*EXERCISE DESCRIPTION*
Reproduce each line bearing the word "this".

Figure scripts
________________________________________
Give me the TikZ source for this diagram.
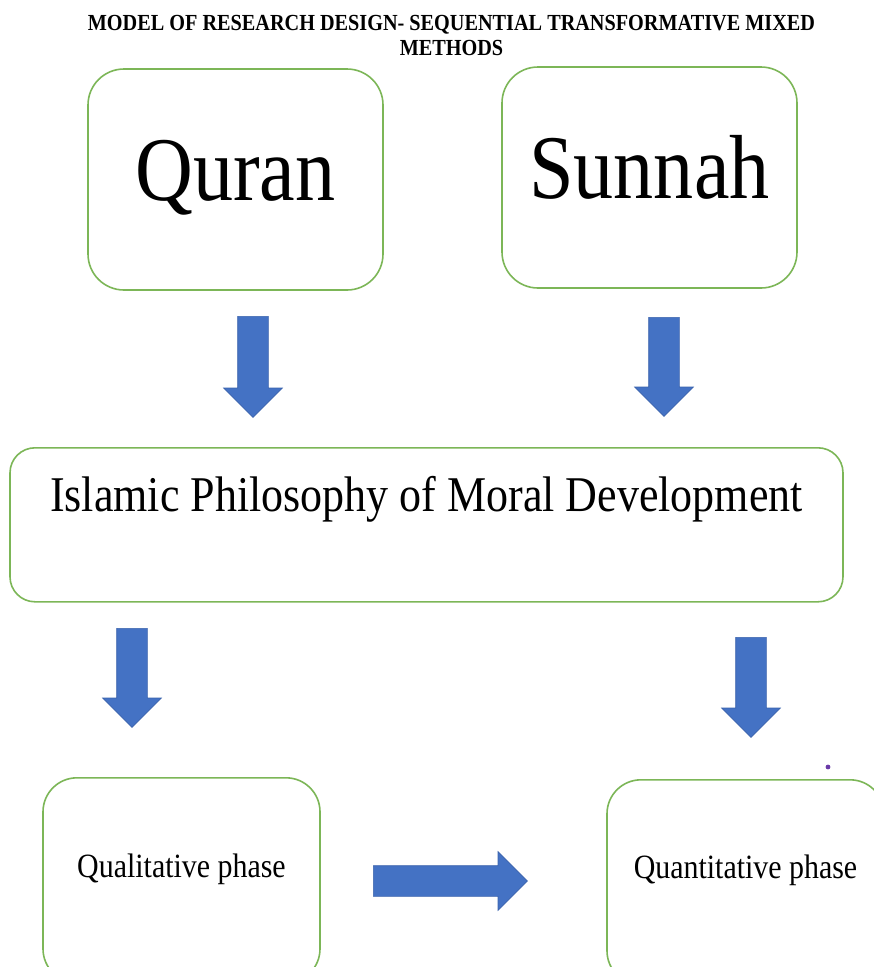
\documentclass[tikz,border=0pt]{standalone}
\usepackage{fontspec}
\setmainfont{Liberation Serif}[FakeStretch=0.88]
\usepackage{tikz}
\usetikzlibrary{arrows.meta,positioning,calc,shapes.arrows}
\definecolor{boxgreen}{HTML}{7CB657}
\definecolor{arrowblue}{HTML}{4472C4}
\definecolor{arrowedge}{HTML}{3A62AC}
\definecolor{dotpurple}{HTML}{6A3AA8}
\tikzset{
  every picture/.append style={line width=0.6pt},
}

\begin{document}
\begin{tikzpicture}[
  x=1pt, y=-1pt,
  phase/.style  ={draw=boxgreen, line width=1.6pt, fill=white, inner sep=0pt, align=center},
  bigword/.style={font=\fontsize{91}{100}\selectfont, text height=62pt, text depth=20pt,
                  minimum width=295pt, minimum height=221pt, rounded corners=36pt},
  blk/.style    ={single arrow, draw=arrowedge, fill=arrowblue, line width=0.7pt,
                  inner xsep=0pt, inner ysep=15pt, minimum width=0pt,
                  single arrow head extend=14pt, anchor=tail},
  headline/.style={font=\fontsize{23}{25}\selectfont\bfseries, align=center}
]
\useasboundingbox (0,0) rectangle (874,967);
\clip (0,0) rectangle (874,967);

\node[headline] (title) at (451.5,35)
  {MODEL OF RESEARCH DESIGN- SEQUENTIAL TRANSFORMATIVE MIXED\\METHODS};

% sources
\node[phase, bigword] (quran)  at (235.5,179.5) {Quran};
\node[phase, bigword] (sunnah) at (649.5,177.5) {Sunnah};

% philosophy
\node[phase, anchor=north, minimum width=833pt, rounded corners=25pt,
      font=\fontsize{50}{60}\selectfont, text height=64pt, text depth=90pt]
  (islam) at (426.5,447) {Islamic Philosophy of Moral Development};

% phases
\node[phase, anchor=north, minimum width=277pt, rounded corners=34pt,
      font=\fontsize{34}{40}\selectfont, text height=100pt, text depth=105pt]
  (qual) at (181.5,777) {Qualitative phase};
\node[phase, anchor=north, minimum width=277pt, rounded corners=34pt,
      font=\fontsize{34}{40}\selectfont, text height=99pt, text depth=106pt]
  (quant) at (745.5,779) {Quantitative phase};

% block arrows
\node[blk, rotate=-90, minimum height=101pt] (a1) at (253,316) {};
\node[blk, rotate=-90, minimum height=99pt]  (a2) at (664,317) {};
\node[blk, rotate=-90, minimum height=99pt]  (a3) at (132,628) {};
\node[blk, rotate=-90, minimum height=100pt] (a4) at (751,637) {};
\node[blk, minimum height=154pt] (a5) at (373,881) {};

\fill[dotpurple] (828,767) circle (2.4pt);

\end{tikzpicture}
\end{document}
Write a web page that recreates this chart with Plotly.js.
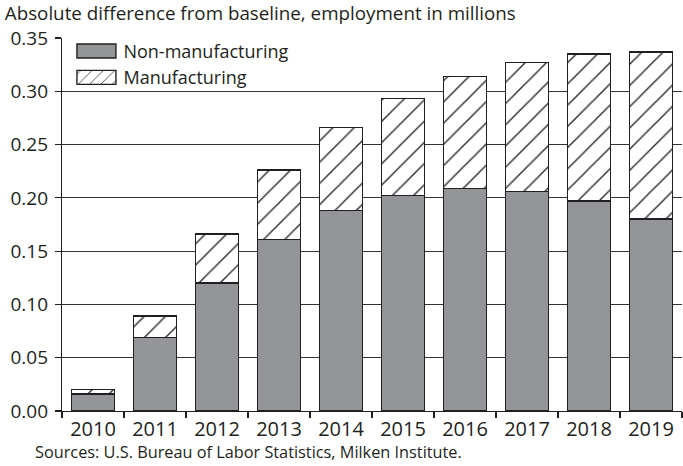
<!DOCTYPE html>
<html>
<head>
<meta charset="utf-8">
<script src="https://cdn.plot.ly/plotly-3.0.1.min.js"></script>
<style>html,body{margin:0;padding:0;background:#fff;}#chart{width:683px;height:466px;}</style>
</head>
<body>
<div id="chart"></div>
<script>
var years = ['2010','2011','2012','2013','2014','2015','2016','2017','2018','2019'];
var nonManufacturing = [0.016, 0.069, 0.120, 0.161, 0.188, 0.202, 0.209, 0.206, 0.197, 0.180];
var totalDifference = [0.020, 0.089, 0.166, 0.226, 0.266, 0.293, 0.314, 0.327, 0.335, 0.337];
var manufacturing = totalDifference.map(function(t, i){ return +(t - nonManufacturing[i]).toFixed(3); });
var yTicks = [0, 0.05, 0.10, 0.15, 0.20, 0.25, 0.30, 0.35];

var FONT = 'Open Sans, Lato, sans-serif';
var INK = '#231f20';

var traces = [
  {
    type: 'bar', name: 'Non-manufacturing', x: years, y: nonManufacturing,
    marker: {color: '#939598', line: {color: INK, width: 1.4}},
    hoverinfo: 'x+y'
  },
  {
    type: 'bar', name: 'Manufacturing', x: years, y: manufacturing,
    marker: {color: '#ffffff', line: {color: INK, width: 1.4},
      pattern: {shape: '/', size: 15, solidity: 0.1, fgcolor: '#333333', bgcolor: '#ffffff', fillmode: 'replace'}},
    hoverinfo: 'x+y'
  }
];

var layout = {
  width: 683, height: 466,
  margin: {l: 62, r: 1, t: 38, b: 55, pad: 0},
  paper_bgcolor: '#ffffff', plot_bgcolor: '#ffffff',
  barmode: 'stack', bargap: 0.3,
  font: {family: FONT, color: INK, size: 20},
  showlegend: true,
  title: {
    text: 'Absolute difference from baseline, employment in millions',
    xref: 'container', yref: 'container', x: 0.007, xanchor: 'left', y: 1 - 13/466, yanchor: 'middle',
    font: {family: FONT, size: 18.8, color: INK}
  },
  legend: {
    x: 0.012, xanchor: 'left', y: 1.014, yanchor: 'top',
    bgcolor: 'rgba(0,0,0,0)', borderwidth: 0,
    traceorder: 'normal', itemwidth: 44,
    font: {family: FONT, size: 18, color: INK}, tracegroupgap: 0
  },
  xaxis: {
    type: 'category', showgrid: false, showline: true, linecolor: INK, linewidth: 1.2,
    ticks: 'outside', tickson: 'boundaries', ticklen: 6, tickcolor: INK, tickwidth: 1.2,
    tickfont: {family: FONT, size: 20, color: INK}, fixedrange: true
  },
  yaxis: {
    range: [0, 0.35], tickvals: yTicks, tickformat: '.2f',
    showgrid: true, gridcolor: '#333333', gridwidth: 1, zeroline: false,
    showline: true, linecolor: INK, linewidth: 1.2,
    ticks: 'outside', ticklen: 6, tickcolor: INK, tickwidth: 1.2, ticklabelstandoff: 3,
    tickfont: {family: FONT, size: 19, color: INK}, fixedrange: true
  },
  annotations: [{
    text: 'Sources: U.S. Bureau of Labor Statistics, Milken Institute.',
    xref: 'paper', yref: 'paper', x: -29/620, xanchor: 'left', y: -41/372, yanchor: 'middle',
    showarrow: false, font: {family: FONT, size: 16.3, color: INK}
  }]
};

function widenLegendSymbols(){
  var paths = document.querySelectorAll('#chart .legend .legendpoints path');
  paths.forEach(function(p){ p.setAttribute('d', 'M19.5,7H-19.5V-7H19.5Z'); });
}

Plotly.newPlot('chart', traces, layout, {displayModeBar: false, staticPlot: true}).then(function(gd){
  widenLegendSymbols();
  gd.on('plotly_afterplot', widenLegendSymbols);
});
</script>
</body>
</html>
________________________________________
*FULL ANSWER*
Give me the TikZ source for this diagram.
Write a web page that recreates this chart with Plotly.js.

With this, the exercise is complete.